The Role of Cyber Insurance
Those outcomes also matter beyond operations - insurers in 2026 require evidence of specific OT controls before issuing or renewing policies. Major carriers like Chubb explicitly require details on OT segmentation (VLAN, Data Diode, Air-gap, DMZ), remote access security (Multi-Factor Authentication, Zero Trust Network Access), OT monitoring, and immutable or offline/air-gapped backups.
These strategies are not just best practices - they're insurance prerequisites. According to industry claims data, manufacturing carries the highest proportion of ransomware claims of any sector - meaning insurers scrutinize your OT controls more closely than in almost any other industry.
Conclusion
Manufacturing's unique combination of legacy OT systems, IT/OT convergence, and production-critical uptime requirements makes it the highest-value target for attackers. But these same characteristics make a layered, strategy-driven approach to cybersecurity both achievable and essential.
The five strategies outlined - segmentation, Zero Trust, ransomware defense, continuous monitoring, and supply chain controls - work together to address the most exploited attack vectors in the sector. Implemented correctly, they limit blast radius, close persistent entry points, accelerate detection, and reduce recovery time.
That said, manufacturers do not need to tackle this alone or at enterprise IT budgets. The right managed security partner delivers continuous monitoring, vulnerability management, and compliance support as an extension of your existing team - so operations leadership can stay focused on production, not threat response.
Cybriant has spent over 10 years helping businesses of all sizes build security programs that match enterprise-level rigor without enterprise-level overhead. Our 24/7 Managed SIEM, OT security capabilities, and compliance management services are built for mid-market manufacturers who need a full security operation without the cost of running one in-house.
Contact Cybriant at 844-411-0404 to assess your current security posture and build a protection strategy tailored to your manufacturing environment.
Frequently Asked Questions
What are the trends for cybersecurity in 2026?
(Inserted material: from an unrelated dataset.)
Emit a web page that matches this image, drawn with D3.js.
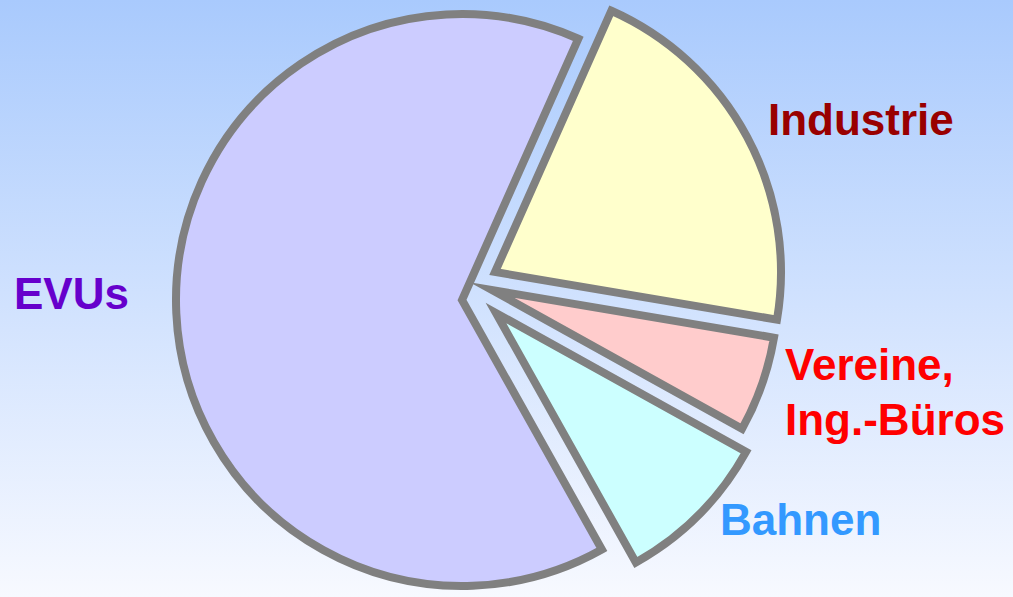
<!DOCTYPE html>
<html>
<head>
<meta charset="utf-8">
<script src="https://d3js.org/d3.v7.min.js"></script>
<style>
	html, body { margin: 0; padding: 0; overflow: hidden; }
	svg { display: block; }
</style>
</head>
<body>
<div id="content"></div>
<script>
// chart data (clockwise, starting at the top-right slice)
var categories = ["Industrie", "Vereine, Ing.-Büros", "Bahnen", "EVUs"];
var shares = [21, 5.4, 8.8, 64.8];
var labelLines = [["Industrie"], ["Vereine,", "Ing.-Büros"], ["Bahnen"], ["EVUs"]];

// look
var sliceFills = ["#ffffcc", "#ffcccc", "#ccffff", "#ccccff"];
var labelColors = ["#990000", "#ff0000", "#3399ff", "#6600cc"];

function main() {
	var width = 1013;
	var height = 597;

	var svg = d3.select("#content")
		.append("svg")
		.attr("width", width)
		.attr("height", height);

	// background gradient
	var grad = svg.append("defs").append("linearGradient")
		.attr("id", "bg")
		.attr("x1", 0).attr("y1", 0)
		.attr("x2", 0).attr("y2", 1);
	grad.append("stop").attr("offset", "0%").attr("stop-color", "#a9cafd");
	grad.append("stop").attr("offset", "100%").attr("stop-color", "#f7f9ff");

	svg.append("rect")
		.attr("width", width)
		.attr("height", height)
		.attr("fill", "url(#bg)");

	var cx = 465, cy = 298;
	var radius = 286;

	// pulled-out slices (layout only)
	var shift = {
		"Industrie": [30, -26],
		"Vereine, Ing.-Büros": [27, -8],
		"Bahnen": [31, 15],
		"EVUs": [-3, 2]
	};

	var rows = categories.map(function (c, i) {
		return { name: c, value: shares[i], fill: sliceFills[i] };
	});

	var startAngle = 24 * Math.PI / 180;
	var pie = d3.pie()
		.sort(null)
		.value(function (d) { return d.value; })
		.startAngle(startAngle)
		.endAngle(startAngle + 2 * Math.PI);

	var arc = d3.arc()
		.innerRadius(0)
		.outerRadius(radius);

	var pieGroup = svg.append("g")
		.attr("transform", "translate(" + cx + "," + cy + ")");

	// draw EVUs first so the small slices sit on top
	var arcs = pie(rows);
	var drawOrder = [3, 0, 1, 2];

	pieGroup.selectAll("path.slice")
		.data(drawOrder.map(function (i) { return arcs[i]; }))
		.enter()
		.append("path")
		.attr("class", "slice")
		.attr("d", arc)
		.attr("fill", function (d) { return d.data.fill; })
		.attr("stroke", "#808080")
		.attr("stroke-width", 8)
		.attr("stroke-linejoin", "miter")
		.attr("stroke-miterlimit", 10)
		.attr("transform", function (d) {
			var s = shift[d.data.name];
			return "translate(" + s[0] + "," + s[1] + ")";
		});

	// labels
	var labelPos = {
		"Industrie": [768, 135],
		"Vereine, Ing.-Büros": [785, 380],
		"Bahnen": [720, 535],
		"EVUs": [14, 309]
	};
	var lineGap = 55;

	categories.forEach(function (c, i) {
		var p = labelPos[c];
		var t = svg.append("text")
			.attr("x", p[0])
			.attr("y", p[1])
			.attr("fill", labelColors[i])
			.attr("font-family", "'Liberation Sans', Arial, sans-serif")
			.attr("font-weight", "bold")
			.attr("font-size", 44);
		labelLines[i].forEach(function (line, k) {
			t.append("tspan")
				.attr("x", p[0])
				.attr("dy", k === 0 ? 0 : lineGap)
				.text(line);
		});
	});
}

main();
</script>
</body>
</html>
Key trends include AI-enabled attacks, persistent adversary access (over one-time disruption), accelerating IT/OT convergence, and Zero Trust replacing perimeter-based defenses as the dominant security model. By 2028, 50% of organizations are projected to adopt Zero Trust posture for data governance as AI-generated data proliferates.
Is cybersecurity still worth it in 2026?
Yes - cybersecurity investment is more critical than ever. The cost of a single ransomware-induced production shutdown (averaging $260,000 per hour) typically far exceeds the annual cost of a comprehensive security program. Regulatory and insurance requirements are also making baseline controls mandatory rather than optional.
Why is manufacturing the top target for cyberattacks?
Legacy OT systems were never built with security in mind, shop floors are increasingly connected to corporate networks, and production downtime creates immediate financial pressure - pushing manufacturers to pay ransoms fast. Manufacturing represented 27.7% of all cyberattacks in 2025.
What is the difference between IT security and OT security in manufacturing?
IT security prioritizes data confidentiality, while OT security must prioritize production availability and worker safety above all else. Applying IT tools directly to OT environments risks operational disruption or equipment damage.
How can small and mid-sized manufacturers protect against ransomware without large security teams?
Start with network segmentation, MFA enforcement, offline OT backups, and a tested incident response plan. Partnering with an MSSP for 24/7 monitoring fills the gaps without requiring a large in-house security team.
What compliance frameworks apply to manufacturing cybersecurity in 2026?
Key frameworks include CMMC 2.0 for US defense contractors, NIS2 for manufacturers operating in or supplying to the EU, IEC 62443 for ICS/SCADA environments, and NIST CSF 2.0 which now explicitly addresses OT environments. All four frameworks are converging around Zero Trust principles.